Write out, exactly and only, the lines that run from the top of the records to the line with "(cmp1) at (133,1080)". Include both ends; exclude pictures.

[RECORDS FOR THIS TASK]
= = = = = = =

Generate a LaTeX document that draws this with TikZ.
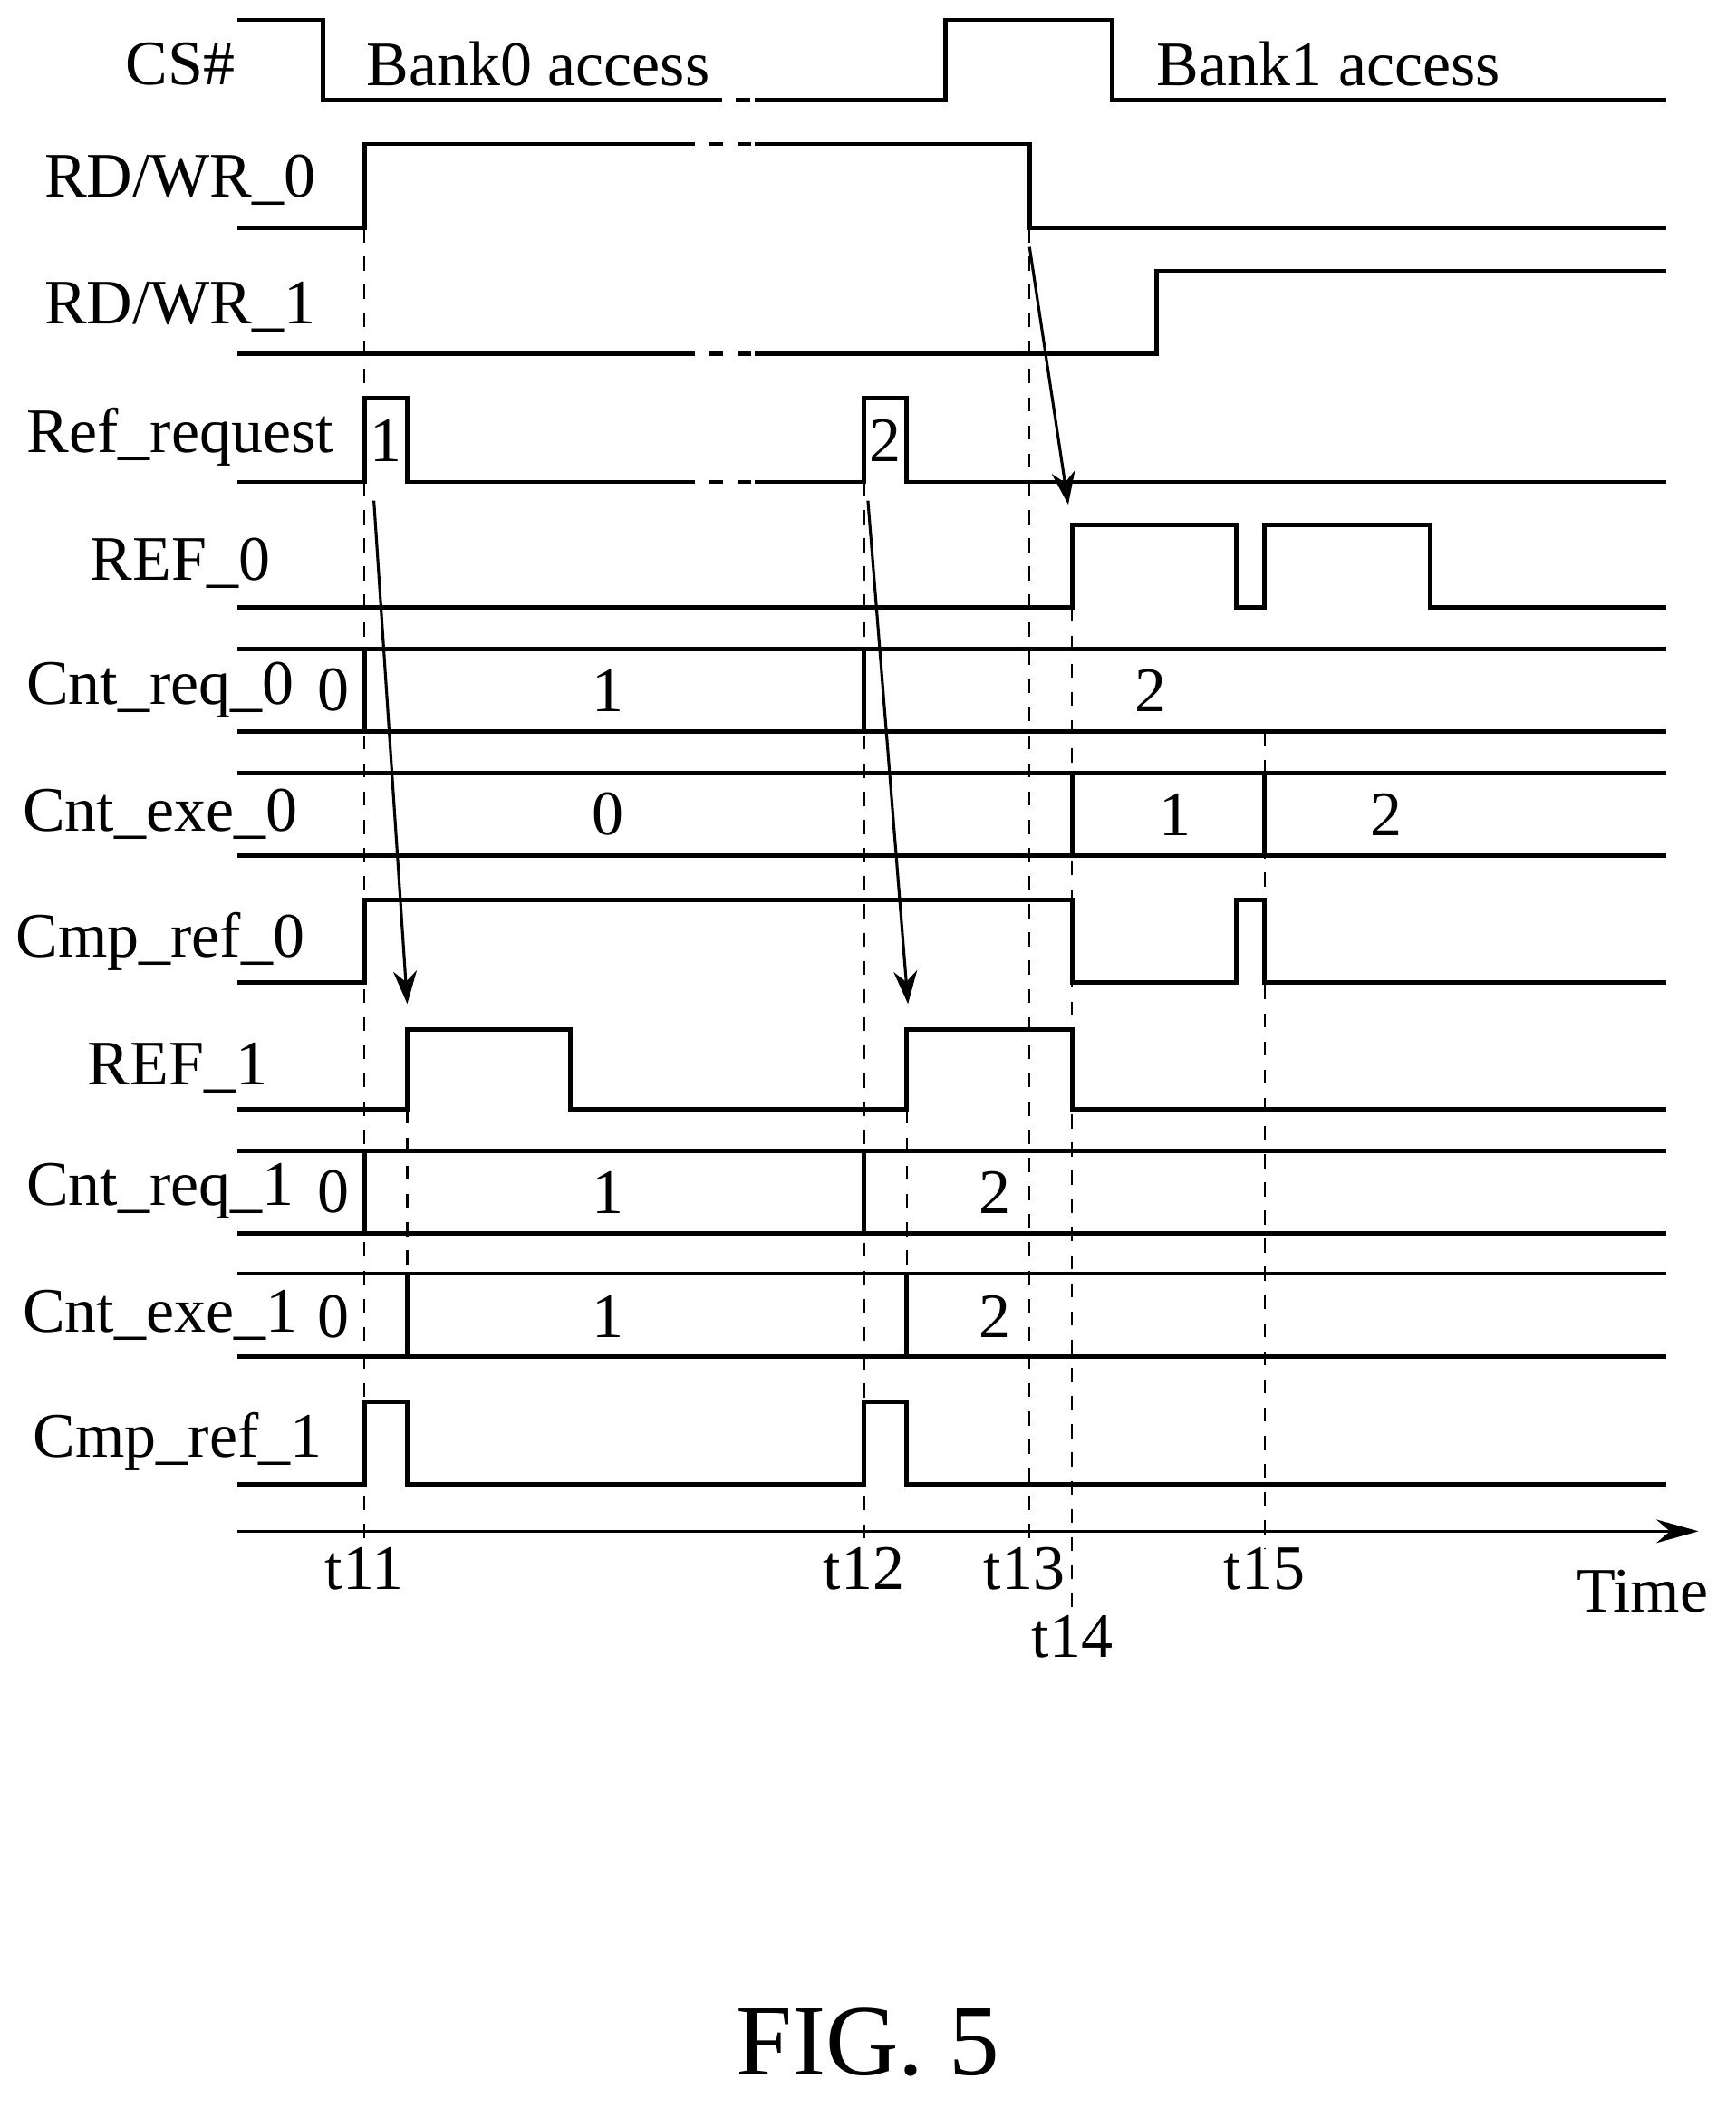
\documentclass[tikz,border=0pt]{standalone}
\usepackage{fontspec}
\setmainfont{Liberation Serif}
\usetikzlibrary{arrows.meta}
\begin{document}
\begin{tikzpicture}[x=0.01cm,y=-0.01cm,line width=0.9pt,
    sig/.style={font=\fontsize{13.5}{14}\selectfont},
    val/.style={font=\fontsize{13.5}{14}\selectfont},
    guide/.style={dashed,line width=0.4pt},
    cause/.style={-{Stealth[length=7pt,width=5pt]},line width=0.6pt}]
    \useasboundingbox (0,0) rectangle (1300,1579);

    % signal names
    \node[sig] (cs) at (135,48) {CS\#};
    \node[sig] (rw0) at (135,135) {RD/WR\_0};
    \node[sig] (rw1) at (135,230) {RD/WR\_1};
    \node[sig] (req) at (135,327) {Ref\_request};
    \node[sig] (ref0) at (135,422) {REF\_0};
    \node[sig] (cq0) at (120,517) {Cnt\_req\_0};
    \node[sig] (ce0) at (120,610) {Cnt\_exe\_0};
    \node[sig] (cmp0) at (120,705) {Cmp\_ref\_0};
    \node[sig] (ref1) at (133,800) {REF\_1};
    \node[sig] (cq1) at (120,892) {Cnt\_req\_1};
    \node[sig] (ce1) at (120,985) {Cnt\_exe\_1};
    \node[sig] (cmp1) at (133,1080) {Cmp\_ref\_1};

    % CS#
    \draw (178,15) -- (242,15) -- (242,75) -- (530,75);
    \draw[dashed] (530,75) -- (565,75);
    \draw (565,75) -- (708,75) -- (708,15) -- (833,15) -- (833,75) -- (1248,75);
    \node[val] (bank0) at (403,48) {Bank0 access};
    \node[val] (bank1) at (995,48) {Bank1 access};

    % RD/WR_0
    \draw (178,171) -- (273,171) -- (273,108) -- (510,108);
    \draw[dashed] (510,108) -- (565,108);
    \draw (565,108) -- (771,108) -- (771,171) -- (1248,171);

    % RD/WR_1
    \draw (178,265) -- (510,265);
    \draw[dashed] (510,265) -- (565,265);
    \draw (565,265) -- (866,265) -- (866,203) -- (1248,203);

    % Ref_request
    \draw (178,361) -- (273,361) -- (273,298) -- (305,298) -- (305,361) -- (510,361);
    \draw[dashed] (510,361) -- (565,361);
    \draw (565,361) -- (647,361) -- (647,298) -- (679,298) -- (679,361) -- (1248,361);
    \node[val] (p1) at (289,330) {1};
    \node[val] (p2) at (663,330) {2};

    % REF_0
    \draw (178,455) -- (803,455) -- (803,393) -- (926,393) -- (926,455) -- (947,455)
        -- (947,393) -- (1071,393) -- (1071,455) -- (1248,455);

    % Cnt_req_0
    \draw (178,486) -- (1248,486);
    \draw (178,548) -- (1248,548);
    \draw (273,486) -- (273,548);
    \draw (647,486) -- (647,548);
    \node[val] (cq0a) at (250,517) {0};
    \node[val] (cq0b) at (455,517) {1};
    \node[val] (cq0c) at (862,517) {2};

    % Cnt_exe_0
    \draw (178,579) -- (1248,579);
    \draw (178,641) -- (1248,641);
    \draw (803,579) -- (803,641);
    \draw (947,579) -- (947,641);
    \node[val] (ce0a) at (455,610) {0};
    \node[val] (ce0b) at (880,610) {1};
    \node[val] (ce0c) at (1038,610) {2};

    % Cmp_ref_0
    \draw (178,736) -- (273,736) -- (273,674) -- (803,674) -- (803,736) -- (926,736)
        -- (926,674) -- (947,674) -- (947,736) -- (1248,736);

    % REF_1
    \draw (178,831) -- (305,831) -- (305,771) -- (427,771) -- (427,831) -- (679,831)
        -- (679,771) -- (803,771) -- (803,831) -- (1248,831);

    % Cnt_req_1
    \draw (178,862) -- (1248,862);
    \draw (178,924) -- (1248,924);
    \draw (273,862) -- (273,924);
    \draw (647,862) -- (647,924);
    \node[val] (cq1a) at (250,893) {0};
    \node[val] (cq1b) at (455,893) {1};
    \node[val] (cq1c) at (745,893) {2};

    % Cnt_exe_1
    \draw (178,954) -- (1248,954);
    \draw (178,1016) -- (1248,1016);
    \draw (305,954) -- (305,1016);
    \draw (679,954) -- (679,1016);
    \node[val] (ce1a) at (250,986) {0};
    \node[val] (ce1b) at (455,986) {1};
    \node[val] (ce1c) at (745,986) {2};

    % Cmp_ref_1
    \draw (178,1112) -- (273,1112) -- (273,1050) -- (305,1050) -- (305,1112) -- (647,1112)
        -- (647,1050) -- (679,1050) -- (679,1112) -- (1248,1112);

    % time axis
    \coordinate (t0) at (178,1147);
    \coordinate (tend) at (1272,1147);
    \draw[-{Stealth[length=9pt,width=5pt]},line width=0.6pt] (t0) -- (tend);
    \node[val] (t11) at (273,1175) {t11};
    \node[val] (t12) at (647,1175) {t12};
    \node[val] (t13) at (767,1175) {t13};
    \node[val] (t14) at (803,1226) {t14};
    \node[val] (t15) at (947,1175) {t15};
    \node[val] (time) at (1230,1192) {Time};

    % guides
    \draw[guide] (273,171) -- (273,1160);
    \draw[guide] (305,831) -- (305,954);
    \draw[guide] (647,361) -- (647,1160);
    \draw[guide] (679,831) -- (679,954);
    \draw[guide] (771,171) -- (771,1160);
    \draw[guide] (803,455) -- (803,1205);
    \draw[guide] (947,548) -- (947,1160);

    % cause arrows
    \coordinate (a1s) at (771,185);  \coordinate (a1e) at (800,378);
    \coordinate (a2s) at (280,375);  \coordinate (a2e) at (305,752);
    \coordinate (a3s) at (650,375);  \coordinate (a3e) at (680,752);
    \draw[cause] (a1s) -- (a1e);
    \draw[cause] (a2s) -- (a2e);
    \draw[cause] (a3s) -- (a3e);

    \node[font=\fontsize{21.5}{24}\selectfont] (fig) at (650,1530) {FIG. 5};
\end{tikzpicture}
\end{document}
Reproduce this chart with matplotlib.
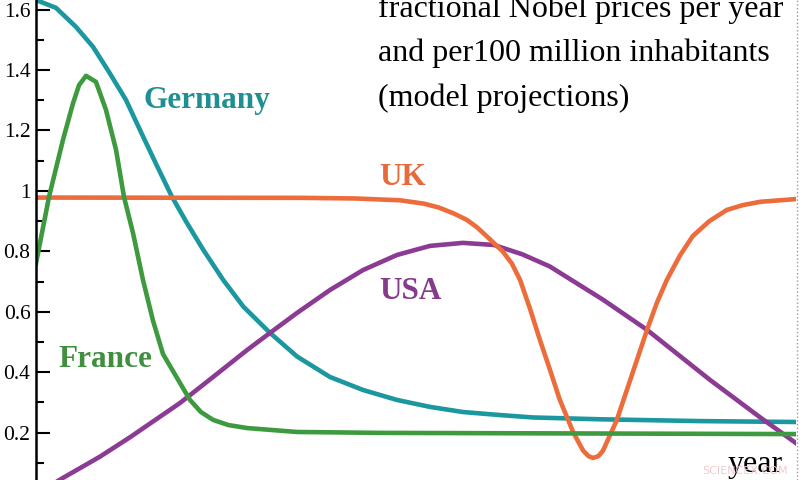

= = = = = = =

[PROBLEM SOLUTION]
Generate a LaTeX document that draws this with TikZ.
\documentclass[tikz,border=0pt]{standalone}
\usepackage{fontspec}
\setmainfont{Liberation Serif}
\usetikzlibrary{arrows.meta}
\begin{document}
\begin{tikzpicture}[x=0.01cm,y=-0.01cm,line width=0.9pt,
    sig/.style={font=\fontsize{13.5}{14}\selectfont},
    val/.style={font=\fontsize{13.5}{14}\selectfont},
    guide/.style={dashed,line width=0.4pt},
    cause/.style={-{Stealth[length=7pt,width=5pt]},line width=0.6pt}]
    \useasboundingbox (0,0) rectangle (1300,1579);

    % signal names
    \node[sig] (cs) at (135,48) {CS\#};
    \node[sig] (rw0) at (135,135) {RD/WR\_0};
    \node[sig] (rw1) at (135,230) {RD/WR\_1};
    \node[sig] (req) at (135,327) {Ref\_request};
    \node[sig] (ref0) at (135,422) {REF\_0};
    \node[sig] (cq0) at (120,517) {Cnt\_req\_0};
    \node[sig] (ce0) at (120,610) {Cnt\_exe\_0};
    \node[sig] (cmp0) at (120,705) {Cmp\_ref\_0};
    \node[sig] (ref1) at (133,800) {REF\_1};
    \node[sig] (cq1) at (120,892) {Cnt\_req\_1};
    \node[sig] (ce1) at (120,985) {Cnt\_exe\_1};
    \node[sig] (cmp1) at (133,1080) {Cmp\_ref\_1};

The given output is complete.